■ **PROBLEM DETAILS**
Output the first line of the listing and each line after it, up to and including the line that contains "return 1 - py / H", exactly as written, minus the pictures.

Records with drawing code

## Begin

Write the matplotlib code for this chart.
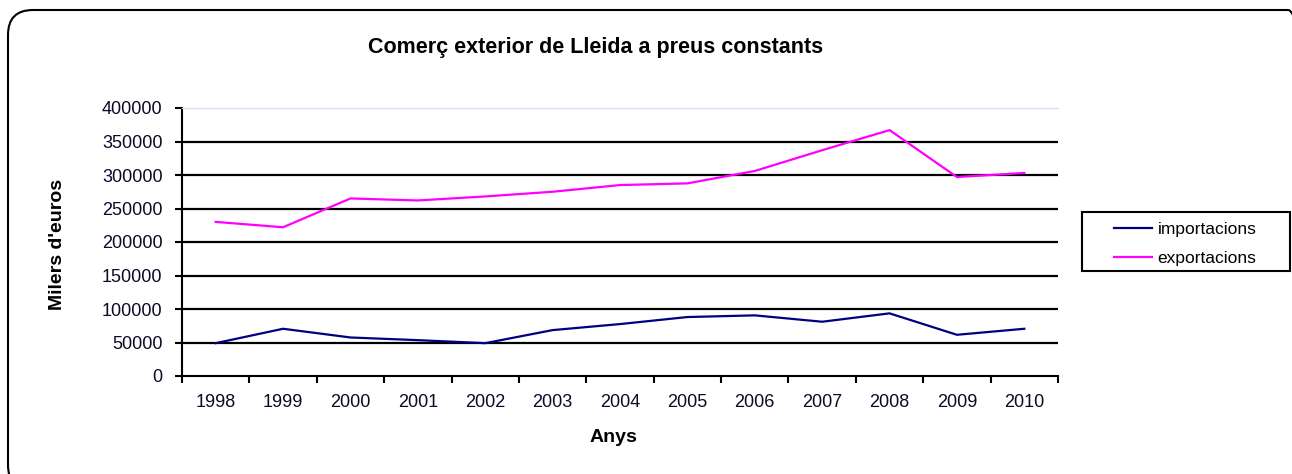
import matplotlib
matplotlib.use("Agg")
import matplotlib.pyplot as plt
from matplotlib.patches import FancyBboxPatch, Rectangle
from matplotlib.transforms import IdentityTransform
import numpy as np

plt.rcParams['font.family'] = ['Liberation Sans', 'DejaVu Sans']

years = ['1998', '1999', '2000', '2001', '2002', '2003', '2004', '2005',
         '2006', '2007', '2008', '2009', '2010']
importacions = [49000, 70500, 57500, 53500, 49000, 68500, 77500, 88000,
                90500, 81000, 93500, 61500, 70500]
exportacions = [230000, 222000, 265000, 262000, 268000, 275000, 285000, 287500,
                306000, 337000, 367000, 297000, 303000]
yticks = [0, 50000, 100000, 150000, 200000, 250000, 300000, 350000, 400000]

W, H = 1292, 474
fig = plt.figure(figsize=(W / 100, H / 100), dpi=100)

def fx(px):
    return px / W

def fy(py):
    return 1 - py / H

# outer rounded frame (partly cut off at right/bottom), in pixel coordinates
frame = FancyBboxPatch((8, H - 490), 1305, 480,
                       boxstyle="round,pad=0,rounding_size=25",
                       transform=IdentityTransform(), fill=False,
                       edgecolor='black', linewidth=1.5)
fig.patches.append(frame)

ax = fig.add_axes([fx(182), fy(376), (1058 - 182) / W, (376 - 108) / H])
x = np.arange(len(years))
l1, = ax.plot(x, importacions, color='#000080', linewidth=1.6, label='importacions')
l2, = ax.plot(x, exportacions, color='#FF00FF', linewidth=1.6, label='exportacions')

ax.set_xlim(-0.5, len(years) - 0.5)
ax.set_ylim(0, 400000)
ax.set_yticks(yticks)
ax.set_yticklabels([str(v) for v in yticks], fontsize=13, color='#0a0a28')
for v in yticks[1:-1]:
    ax.axhline(v, color='black', linewidth=1.6, zorder=0.5)

ax.set_xticks(np.arange(-0.5, len(years), 1.0))
ax.set_xticklabels([])
ax.set_xticks(x, minor=True)
ax.set_xticklabels(years, minor=True, fontsize=13, color='#0a0a28')
ax.tick_params(axis='x', which='major', direction='out', length=5, width=1.5)
ax.tick_params(axis='x', which='minor', length=0, pad=13)
ax.tick_params(axis='y', direction='out', length=5, width=1.5, pad=9)

ax.spines['right'].set_visible(False)
ax.spines['top'].set_color('#dcdcf0')
ax.spines['top'].set_linewidth(1.0)
ax.spines['left'].set_linewidth(1.5)
ax.spines['bottom'].set_linewidth(1.5)

fig.text(fx(596), fy(47), "Comerç exterior de Lleida a preus constants",
         fontsize=15.5, fontweight='bold', ha='center', va='center')
fig.text(fx(613), fy(438), "Anys", fontsize=14, fontweight='bold',
         ha='center', va='center')
fig.text(fx(57), fy(244), "Milers d'euros", fontsize=14, fontweight='bold',
         ha='center', va='center', rotation=90)

# legend box
fig.patches.append(Rectangle((fx(1082), fy(271)), (1290 - 1082) / W, (271 - 212) / H,
                             transform=fig.transFigure, fill=False,
                             edgecolor='black', linewidth=1.5))
leg = fig.legend(handles=[l1, l2], loc='upper left',
                 bbox_to_anchor=(fx(1114), fy(222)),
                 fontsize=12.5, frameon=False, borderpad=0, borderaxespad=0,
                 handlelength=2.2, labelspacing=0.8, handletextpad=0.3)

fig.savefig("out.png", dpi=100)
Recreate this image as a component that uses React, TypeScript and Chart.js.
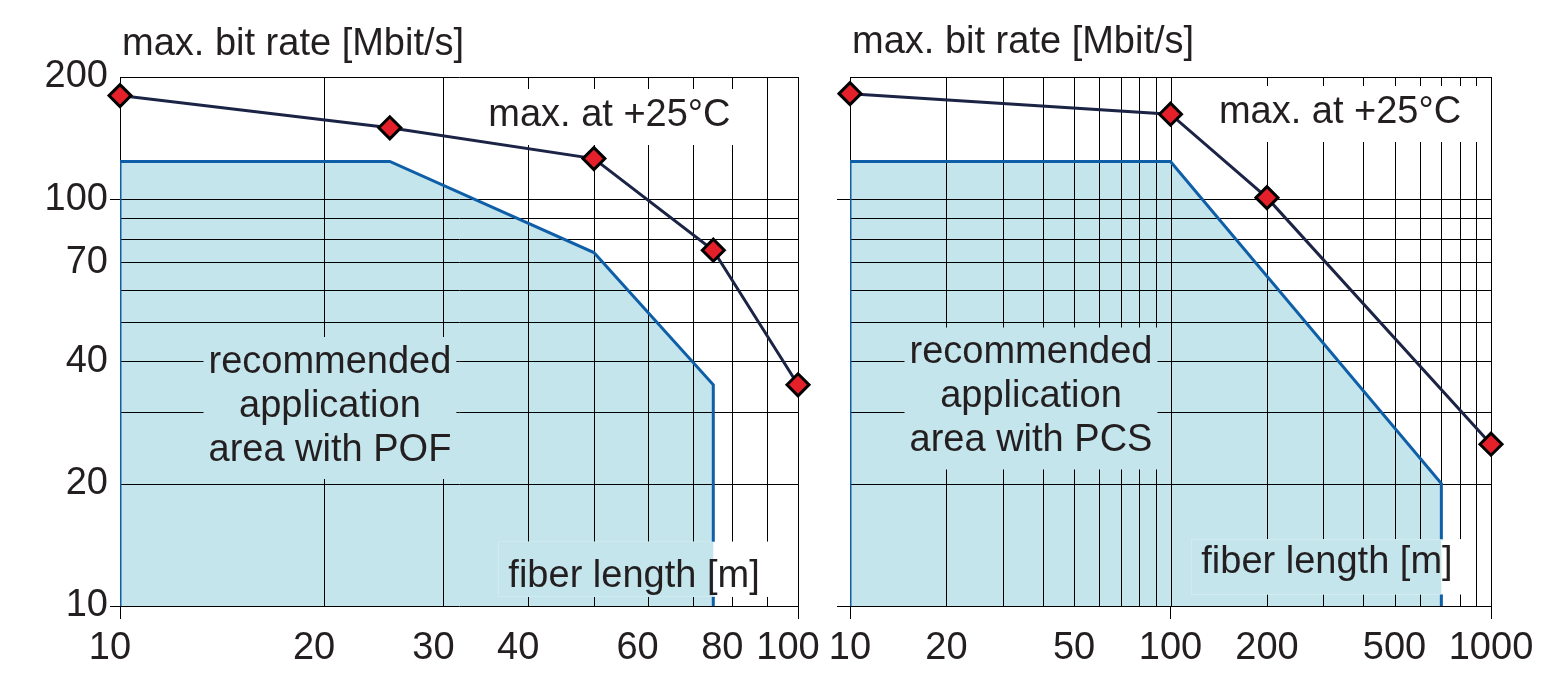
import React, { useEffect, useRef } from 'react';
import { Chart, registerables } from 'chart.js';

Chart.register(...registerables);

// ---- POF panel (left): fiber length [m] vs. max. bit rate [Mbit/s] ----
const POF_LENGTH_M = [10, 25, 50, 75, 100];
const POF_MAX_RATE = [180, 150, 126, 75, 35];
const POF_AREA_LENGTH = [10, 10, 25, 50, 75, 75];
const POF_AREA_RATE = [10, 124, 124, 74, 35, 10];
const POF_X_GRID = [10, 20, 30, 40, 50, 60, 70, 80, 90, 100];
const POF_X_LABELS = [10, 20, 30, 40, 60, 80, 100];

// ---- PCS panel (right) ----
const PCS_LENGTH_M = [10, 100, 200, 1000];
const PCS_MAX_RATE = [182, 162, 101, 25];
const PCS_AREA_LENGTH = [10, 10, 100, 700, 700];
const PCS_AREA_RATE = [10, 124, 124, 20, 10];
const PCS_X_GRID = [10, 20, 30, 40, 50, 60, 70, 80, 90, 100, 200, 300, 400, 500, 600, 700, 800, 900, 1000];
const PCS_X_LABELS = [10, 20, 50, 100, 200, 500, 1000];

// ---- shared bit-rate axis ----
const Y_GRID = [10, 20, 30, 40, 50, 60, 70, 80, 90, 100, 200];
const Y_LABELS = [10, 20, 40, 70, 100, 200];
const DECADES = [10, 100, 1000];

const Y_TITLE = 'max. bit rate [Mbit/s]';
const MAX_NOTE = 'max. at +25°C';
const X_TITLE = 'fiber length [m]';
const POF_AREA_TEXT = ['recommended', 'application', 'area with POF'];
const PCS_AREA_TEXT = ['recommended', 'application', 'area with PCS'];

const FONT_FAMILY = '"Liberation Sans", Arial, Helvetica, sans-serif';
const FONT_SIZE = 38;
const LINE_H = 44;
const TEXT_COLOR = '#231f20';
const GRID_COLOR = '#000000';
const AREA_FILL = '#c4e5ec';
const AREA_EDGE = '#0f5fa8';
const MAX_LINE = '#1c2446';
const MARKER_FILL = '#e4202a';
const MARKER_EDGE = '#000000';

type Note = {
  lines: string[];
  x: number; // centre, data units
  y: number; // baseline of first line, data units
  padX: number;
  above: number;
  below: number;
  cutAt?: number; // area edge inside the box
};

type Panel = {
  left: number;
  width: number;
  axisW: number;
  yTickLen: number;
  padRight: number;
  xMax: number;
  xGrid: number[];
  xLabels: number[];
  labelOffset: number;
  showYLabels: boolean;
  titleGap: number;
  maxX: number[];
  maxY: number[];
  areaX: number[];
  areaY: number[];
  notes: Note[];
};

const PANELS: Panel[] = [
  {
    left: 0,
    width: 860,
    axisW: 120,
    yTickLen: 10,
    padRight: 62,
    xMax: 100,
    xGrid: POF_X_GRID,
    xLabels: POF_X_LABELS,
    labelOffset: -10,
    showYLabels: true,
    titleGap: 22,
    maxX: POF_LENGTH_M,
    maxY: POF_MAX_RATE,
    areaX: POF_AREA_LENGTH,
    areaY: POF_AREA_RATE,
    notes: [
      { lines: [MAX_NOTE], x: 52.7, y: 151.6, padX: 10, above: 37, below: 19 },
      { lines: POF_AREA_TEXT, x: 20.4, y: 37.4, padX: 5, above: 36, below: 18 },
      { lines: [X_TITLE], x: 57.3, y: 11.15, padX: 10, above: 45, below: 10, cutAt: POF_AREA_LENGTH[POF_AREA_LENGTH.length - 1] },
    ],
  },
  {
    left: 790,
    width: 774,
    axisW: 60,
    yTickLen: 13,
    padRight: 73,
    xMax: 1000,
    xGrid: PCS_X_GRID,
    xLabels: PCS_X_LABELS,
    labelOffset: 0,
    showYLabels: false,
    titleGap: 24,
    maxX: PCS_LENGTH_M,
    maxY: PCS_MAX_RATE,
    areaX: PCS_AREA_LENGTH,
    areaY: PCS_AREA_RATE,
    notes: [
      { lines: [MAX_NOTE], x: 338, y: 154.1, padX: 16, above: 37, below: 19 },
      { lines: PCS_AREA_TEXT, x: 36.7, y: 39.5, padX: 5, above: 36, below: 18 },
      { lines: [X_TITLE], x: 307.7, y: 12.03, padX: 10, above: 34, below: 21, cutAt: PCS_AREA_LENGTH[PCS_AREA_LENGTH.length - 1] },
    ],
  },
];

const fontStr = `${FONT_SIZE}px ${FONT_FAMILY}`;

function noteBox(ctx: CanvasRenderingContext2D, n: Note, cx: number, by: number) {
  ctx.font = fontStr;
  const w = Math.max(...n.lines.map((t) => ctx.measureText(t).width));
  return {
    l: cx - w / 2 - n.padX,
    r: cx + w / 2 + n.padX,
    t: by - n.above,
    b: by + (n.lines.length - 1) * LINE_H + n.below,
  };
}

function panelDecor(p: Panel) {
  return {
    id: 'panelDecor',
    // grid goes over the area fill but under the curves; text boxes stay clear
    afterDatasetDraw(chart: any, args: any) {
      if (args.index !== 0) return;
      const { ctx, chartArea: a } = chart;
      const x = chart.scales.x;
      const y = chart.scales.y;
      ctx.save();
      ctx.beginPath();
      ctx.rect(0, 0, chart.width, chart.height);
      for (const n of p.notes) {
        const b = noteBox(ctx, n, x.getPixelForValue(n.x), y.getPixelForValue(n.y));
        ctx.rect(b.l, b.t, b.r - b.l, b.b - b.t);
      }
      ctx.clip('evenodd');
      ctx.strokeStyle = GRID_COLOR;
      ctx.lineWidth = 1;
      ctx.beginPath();
      for (const v of p.xGrid) {
        const px = Math.round(x.getPixelForValue(v)) + 0.5;
        ctx.moveTo(px, Math.round(a.top));
        ctx.lineTo(px, Math.round(a.bottom) + 1);
      }
      for (const v of Y_GRID) {
        const py = Math.round(y.getPixelForValue(v)) + 0.5;
        ctx.moveTo(Math.round(a.left), py);
        ctx.lineTo(Math.round(a.right) + 1, py);
      }
      ctx.stroke();
      ctx.restore();
    },
    afterDatasetsDraw(chart: any) {
      const { ctx, chartArea: a } = chart;
      const x = chart.scales.x;
      const y = chart.scales.y;
      ctx.save();
      for (const n of p.notes) {
        const cx = x.getPixelForValue(n.x);
        const by = y.getPixelForValue(n.y);
        if (n.cutAt !== undefined) {
          const b = noteBox(ctx, n, cx, by);
          const edge = x.getPixelForValue(n.cutAt);
          ctx.fillStyle = '#ffffff';
          ctx.fillRect(b.l, b.t, b.r - b.l, b.b - b.t);
          ctx.fillStyle = AREA_FILL;
          ctx.fillRect(b.l, b.t, Math.min(edge, b.r) - b.l, Math.min(b.b, a.bottom) - b.t);
        }
        ctx.font = fontStr;
        ctx.fillStyle = TEXT_COLOR;
        ctx.textAlign = 'center';
        ctx.textBaseline = 'alphabetic';
        n.lines.forEach((t, i) => ctx.fillText(t, cx, by + i * LINE_H));
      }
      ctx.font = fontStr;
      ctx.fillStyle = TEXT_COLOR;
      ctx.textAlign = 'left';
      ctx.textBaseline = 'alphabetic';
      ctx.fillText(Y_TITLE, a.left + 2, a.top - p.titleGap);
      ctx.restore();
    },
  };
}

function buildPanel(canvas: HTMLCanvasElement, p: Panel) {
  const font = { family: FONT_FAMILY, size: FONT_SIZE };
  const tickColor = (c: any) =>
    c.tick && DECADES.includes(c.tick.value) ? GRID_COLOR : 'rgba(0,0,0,0)';
  const area = p.areaX.map((v, i) => ({ x: v, y: p.areaY[i] }));
  const maxPts = p.maxX.map((v, i) => ({ x: v, y: p.maxY[i] }));

  return new Chart(canvas, {
    type: 'line',
    data: {
      datasets: [
        {
          data: area,
          fill: 'start',
          backgroundColor: AREA_FILL,
          borderColor: 'rgba(0,0,0,0)',
          borderWidth: 0,
          pointRadius: 0,
          order: 3,
        },
        {
          data: area,
          fill: false,
          borderColor: AREA_EDGE,
          borderWidth: 3,
          pointRadius: 0,
          order: 2,
        },
        {
          data: maxPts,
          fill: false,
          borderColor: MAX_LINE,
          borderWidth: 3,
          pointStyle: 'rectRot',
          pointRadius: 11,
          pointBackgroundColor: MARKER_FILL,
          pointBorderColor: MARKER_EDGE,
          pointBorderWidth: 3,
          clip: false,
          order: 1,
        },
      ],
    } as any,
    options: {
      animation: false,
      responsive: false,
      events: [],
      layout: { padding: { top: 77, right: p.padRight, left: 0, bottom: 0 } },
      plugins: {
        legend: { display: false },
        tooltip: { enabled: false },
        title: { display: false },
      },
      scales: {
        x: {
          type: 'logarithmic',
          min: 10,
          max: p.xMax,
          afterBuildTicks: (s: any) => {
            s.ticks = p.xGrid.map((v) => ({ value: v }));
          },
          afterFit: (s: any) => {
            s.height = 68;
          },
          border: { display: false },
          grid: {
            display: true,
            drawOnChartArea: false,
            drawTicks: true,
            tickLength: 13,
            tickWidth: 1,
            tickColor,
          },
          ticks: {
            autoSkip: false,
            maxRotation: 0,
            minRotation: 0,
            padding: 7,
            labelOffset: p.labelOffset,
            font,
            color: TEXT_COLOR,
            callback: (v: any) => (p.xLabels.includes(Number(v)) ? String(v) : ''),
          },
        },
        y: {
          type: 'logarithmic',
          min: 10,
          max: 200,
          afterBuildTicks: (s: any) => {
            s.ticks = Y_GRID.map((v) => ({ value: v }));
          },
          afterFit: (s: any) => {
            s.width = p.axisW;
          },
          border: { display: false },
          grid: {
            display: true,
            drawOnChartArea: false,
            drawTicks: true,
            tickLength: p.yTickLen,
            tickWidth: 1,
            tickColor,
          },
          ticks: {
            autoSkip: false,
            padding: 2,
            font,
            color: TEXT_COLOR,
            callback: (v: any) =>
              p.showYLabels && Y_LABELS.includes(Number(v)) ? String(v) : '',
          },
        },
      },
    } as any,
    plugins: [panelDecor(p)],
  });
}

export default function App() {
  const leftRef = useRef<HTMLCanvasElement>(null);
  const rightRef = useRef<HTMLCanvasElement>(null);

  useEffect(() => {
    const charts = [
      buildPanel(leftRef.current as HTMLCanvasElement, PANELS[0]),
      buildPanel(rightRef.current as HTMLCanvasElement, PANELS[1]),
    ];
    return () => charts.forEach((c) => c.destroy());
  }, []);

  return (
    <div
      style={{
        position: 'absolute',
        left: 0,
        top: 0,
        width: 1564,
        height: 674,
        background: '#ffffff',
        overflow: 'hidden',
      }}
    >
      <canvas
        ref={leftRef}
        width={PANELS[0].width}
        height={674}
        style={{ position: 'absolute', left: PANELS[0].left, top: 0 }}
      />
      <canvas
        ref={rightRef}
        width={PANELS[1].width}
        height={674}
        style={{ position: 'absolute', left: PANELS[1].left, top: 0 }}
      />
    </div>
  );
}
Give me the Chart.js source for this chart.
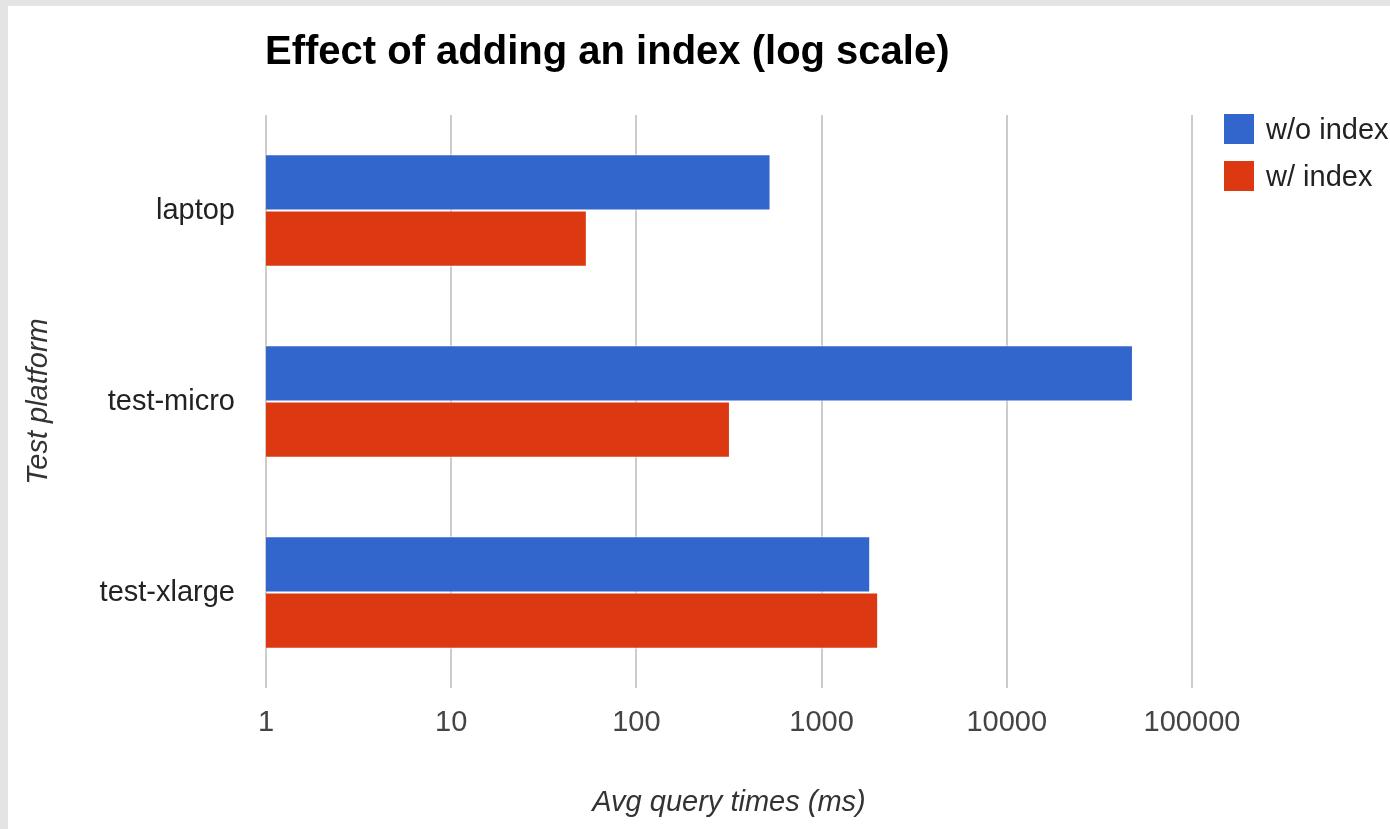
<!DOCTYPE html>
<html lang="en">
  <head>
    <meta charset="utf-8" />
    <title>Effect of adding an index (log scale)</title>
    <style>
      * {
        margin: 0;
        padding: 0;
      }
      body {
        width: 1390px;
        height: 829px;
        background: #e4e4e4;
        overflow: hidden;
        font-family: "Liberation Sans", Arial, sans-serif;
      }
      .card {
        position: absolute;
        left: 8px;
        top: 6px;
        width: 1382px;
        height: 823px;
        background: white;
      }
      .chartBox {
        position: absolute;
        left: 0;
        top: 0;
        width: 1390px;
        height: 829px;
      }
      .title {
        position: absolute;
        left: 265px;
        top: 28px;
        font-size: 40px;
        font-weight: bold;
        color: #000;
        white-space: nowrap;
      }
      .legend {
        position: absolute;
        left: 1224px;
        top: 114px;
      }
      .legend div {
        display: flex;
        align-items: center;
        height: 30px;
        margin-bottom: 17px;
        font-size: 29px;
        color: #222;
        white-space: nowrap;
      }
      .legend span {
        display: inline-block;
        width: 30px;
        height: 30px;
        margin-right: 12px;
      }
    </style>
  </head>
  <body>
    <div class="card"></div>
    <div class="chartBox">
      <canvas id="myChart" width="1390" height="829"></canvas>
    </div>
    <div class="title">Effect of adding an index (log scale)</div>
    <div class="legend" id="legend"></div>

    <script src="https://cdn.jsdelivr.net/npm/chart.js@4.4.0/dist/chart.umd.min.js"></script>

    <script>
      // data block
      const platforms = ["laptop", "test-micro", "test-xlarge"];
      const withoutIndex = [530, 48000, 1830];
      const withIndex = [54, 320, 2020];
      const tickValues = [1, 10, 100, 1000, 10000, 100000];
      const seriesNames = ["w/o index", "w/ index"];
      const seriesColors = ["#3366cc", "#dc3912"];

      const data = {
        labels: platforms,
        datasets: [
          {
            label: seriesNames[0],
            data: withoutIndex,
            backgroundColor: seriesColors[0],
            borderColor: "rgba(255,255,255,0.7)",
            borderWidth: 1,
          },
          {
            label: seriesNames[1],
            data: withIndex,
            backgroundColor: seriesColors[1],
            borderColor: "rgba(255,255,255,0.7)",
            borderWidth: 1,
          },
        ],
      };

      // legend in html
      const legendEl = document.getElementById("legend");
      seriesNames.forEach((name, i) => {
        const row = document.createElement("div");
        row.innerHTML =
          '<span style="background:' + seriesColors[i] + '"></span>' + name;
        legendEl.appendChild(row);
      });

      const font = "'Liberation Sans', Arial, sans-serif";

      // config block
      const config = {
        type: "bar",
        data: data,
        options: {
          indexAxis: "y",
          responsive: false,
          animation: false,
          categoryPercentage: 0.59,
          barPercentage: 1,
          layout: {
            padding: { top: 115, right: 198, left: 0, bottom: 0 },
          },
          plugins: {
            legend: { display: false },
            tooltip: { enabled: false },
          },
          scales: {
            x: {
              type: "logarithmic",
              min: 1,
              max: 100000,
              afterBuildTicks: (scale) => {
                scale.ticks = tickValues.map((v) => ({ value: v }));
              },
              afterFit: (scale) => {
                scale.height = 141;
              },
              border: { display: false },
              grid: {
                color: "#cccccc",
                lineWidth: 2,
                drawTicks: false,
              },
              ticks: {
                padding: 18,
                color: "#444",
                font: { family: font, size: 29 },
                maxRotation: 0,
                callback: (v) => String(v),
              },
              title: {
                display: true,
                text: "Avg query times (ms)",
                color: "#333",
                font: { family: font, size: 29, style: "italic" },
                padding: { top: 0, bottom: 9 },
              },
            },
            y: {
              afterFit: (scale) => {
                scale.width = 266;
              },
              border: { display: false },
              grid: { display: false, drawTicks: false },
              ticks: {
                padding: 31,
                color: "#222",
                font: { family: font, size: 29 },
              },
              title: {
                display: true,
                text: "Test platform",
                color: "#333",
                font: { family: font, size: 29, style: "italic" },
                padding: { top: 22, bottom: 0 },
              },
            },
          },
        },
      };

      // init render block
      const myChart = new Chart(document.getElementById("myChart"), config);
    </script>
  </body>
</html>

## End

■ **RESULT OF THIS TASK**
Write the matplotlib code for this chart.
import matplotlib
matplotlib.use("Agg")
import matplotlib.pyplot as plt
from matplotlib.patches import FancyBboxPatch, Rectangle
from matplotlib.transforms import IdentityTransform
import numpy as np

plt.rcParams['font.family'] = ['Liberation Sans', 'DejaVu Sans']

years = ['1998', '1999', '2000', '2001', '2002', '2003', '2004', '2005',
         '2006', '2007', '2008', '2009', '2010']
importacions = [49000, 70500, 57500, 53500, 49000, 68500, 77500, 88000,
                90500, 81000, 93500, 61500, 70500]
exportacions = [230000, 222000, 265000, 262000, 268000, 275000, 285000, 287500,
                306000, 337000, 367000, 297000, 303000]
yticks = [0, 50000, 100000, 150000, 200000, 250000, 300000, 350000, 400000]

W, H = 1292, 474
fig = plt.figure(figsize=(W / 100, H / 100), dpi=100)

def fx(px):
    return px / W

def fy(py):
    return 1 - py / H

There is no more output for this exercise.